A COVID-19 nos EUA e a única certeza
Vasco M. Barreto
Tenho lido e ouvido comentários curiosos sobre a evolução da COVID-19 nos EUA. Alguns já concluíram que o país lida agora muito melhor com a COVID-19 porque o aumento no número de testes positivos por dia não se traduz num aumento no número de mortes por dia. Ouvi também duas explicações: que a capacidade de resposta entretanto aumentou e que a doença já vitimou os mais vulneráveis, pelo que a proporção de casos benignos, que sempre foram a vastíssima maioria, terá aumentado. A primeira explicação pode ser válida. Mas a segunda é improvável. Basta pensar que os EUA são um país de dimensão continental. O aumento no número de casos tem ocorrido em Estados que não lidavam ainda com a doença quando a COVID-19 fazia estragos em Nova Iorque, ou seja, em populações que não foram ainda seleccionadas pela COVID-19. É também preciso fazer umas contas complicadas para decompor o impressionante aumento no número diário de casos desde 19 de Junho na parte que corresponde ao aumento da epidemia e na parte que resulta do aumento do número de testes por dia, que também aumentaram consideravelmente ao longo do tempo. Parece evidente que estas duas componentes existem, porque o aumento no número de testes positivos não se explica pelo aumento no número de testes, bastando sobrepor as curvas .
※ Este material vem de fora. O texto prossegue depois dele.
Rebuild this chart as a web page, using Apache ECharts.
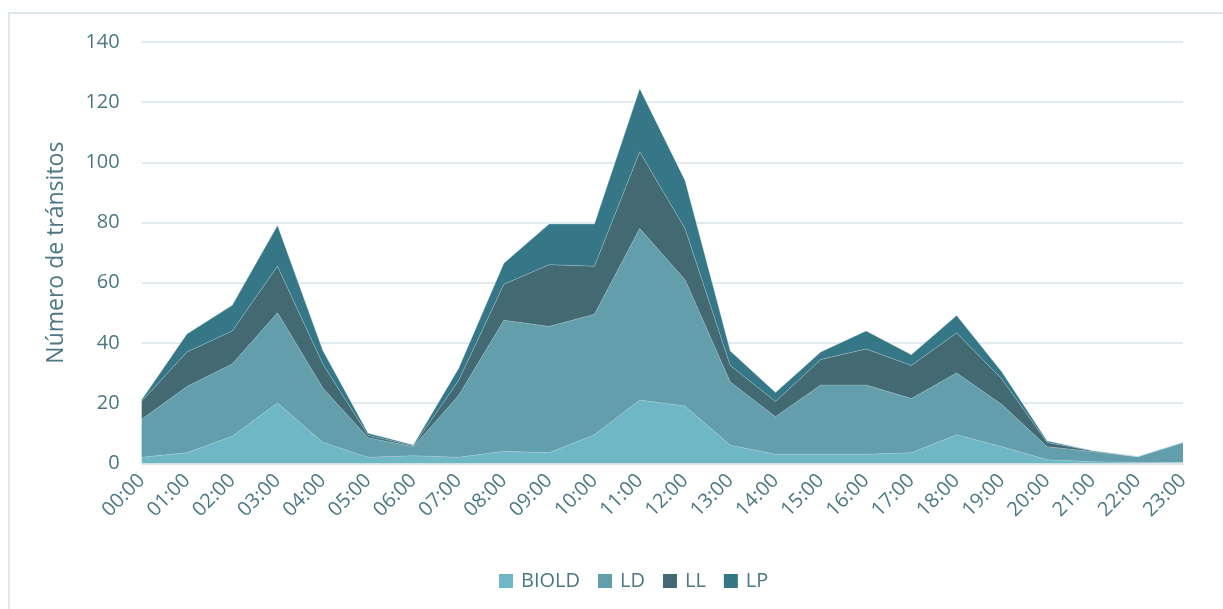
<!DOCTYPE html>
<html>
<head>
<meta charset="utf-8">
<script src="https://cdn.jsdelivr.net/npm/echarts@6/dist/echarts.min.js"></script>
<style>
    html, body { margin: 0; padding: 0; background: #fff; overflow: hidden; }
    #frame { position: absolute; left: 8px; top: 12px; width: 1240px; height: 640px; border: 2px solid #dce8ed; }
    #chart { position: absolute; left: 0; top: 0; width: 1223px; height: 609px; }
</style>
</head>
<body>
<div id="frame"></div>
<div id="chart"></div>
<script>
var horas = ["00:00", "01:00", "02:00", "03:00", "04:00", "05:00", "06:00", "07:00", "08:00", "09:00", "10:00", "11:00",
    "12:00", "13:00", "14:00", "15:00", "16:00", "17:00", "18:00", "19:00", "20:00", "21:00", "22:00", "23:00"];

var biold = [2, 3.5, 9, 20, 7, 2, 2.5, 2, 4, 3.5, 9.5, 21, 19, 6, 3, 3, 3, 3.5, 9.5, 5.5, 1.2, 0.5, 0.3, 0.3];
var ld = [12.6, 22, 24, 30, 18, 6.5, 3, 20.5, 43.5, 42, 40, 57, 42, 21, 12.5, 23, 23, 18, 20.5, 14, 4.3, 3.4, 1.9, 6.6];
var ll = [6, 11.5, 11, 15.5, 8, 0.8, 0.3, 5, 12, 20.5, 16, 25.5, 17, 5.5, 5, 8.5, 12, 11, 13.3, 8.5, 1.4, 0.3, 0, 0];
var lp = [0.5, 6, 8.5, 13.5, 4.5, 0.7, 0.3, 4, 7, 13.5, 14, 21, 16, 4.8, 3, 2.5, 6, 3.6, 5.8, 2.3, 0.5, 0, 0, 0];

var yTicks = { min: 0, max: 140, interval: 20 };

var txtColor = "#4b7883";
var fontName = "'Open Sans', sans-serif";

function serie(nombre, datos, color) {
    return {
        name: nombre,
        type: "line",
        stack: "total",
        data: datos,
        symbol: "none",
        lineStyle: { width: 0.6, color: "rgba(190,225,232,0.55)" },
        areaStyle: { color: color, opacity: 1 },
        itemStyle: { color: color },
        emphasis: { disabled: true }
    };
}

var option = {
    animation: false,
    textStyle: { fontFamily: fontName },
    grid: { left: 141.7, right: 40, top: 42, bottom: 145.7, containLabel: false },
    legend: {
        top: 566,
        left: 494,
        itemWidth: 14,
        itemHeight: 14,
        itemGap: 18,
        icon: "rect",
        textStyle: { color: txtColor, fontSize: 20, fontFamily: fontName, padding: [0, 0, 0, 3] },
        data: ["BIOLD", "LD", "LL", "LP"]
    },
    xAxis: {
        type: "category",
        boundaryGap: false,
        data: horas,
        axisLine: { lineStyle: { color: "#d7e5ea", width: 1.5 } },
        axisTick: { show: false },
        axisLabel: { rotate: 45, color: txtColor, fontSize: 20, margin: 14, interval: 0 }
    },
    yAxis: {
        type: "value",
        min: yTicks.min,
        max: yTicks.max,
        interval: yTicks.interval,
        name: "Número de tránsitos",
        nameLocation: "middle",
        nameGap: 74,
        nameRotate: 90,
        nameTextStyle: { color: txtColor, fontSize: 23, fontFamily: fontName },
        axisLine: { show: false },
        axisTick: { show: false },
        axisLabel: { color: txtColor, fontSize: 20, margin: 22 },
        splitLine: { lineStyle: { color: "#d7e5ea", width: 1.5 } }
    },
    series: [
        serie("BIOLD", biold, "#70b7c6"),
        serie("LD", ld, "#629eab"),
        serie("LL", ll, "#436a72"),
        serie("LP", lp, "#357786")
    ]
};

var myChart = echarts.init(document.getElementById("chart"));
myChart.setOption(option);
</script>
</body>
</html>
Em todo o caso, estas conclusões sobre a COVID-19 revelam que não aprendemos nada com esta experiência. A ansiedade, o optimismo excessivo ou o negacionismo continuam exuberantes. Como decorrem 2 a 8 semanas entre o momento em que a doença é detectada e a morte dela resultante, só agora deveríamos esperar um aumento no número de mortes correspondente ao aumento no número de casos positivos desde 19 de Junho. E se compararmos a evolução da média de mortes nos últimos três dias, verificamos que para encontrar um valor mais alto do que o de ontem temos de recuar a 12 de Junho. Só nas próximas semanas saberemos se estamos no início de um novo aumento do número de mortes por dia. A única certeza é esta: haverá sempre alguém que continuará a concluir coisas com a convicção, o espanto e a ligeireza de um desmemoriado.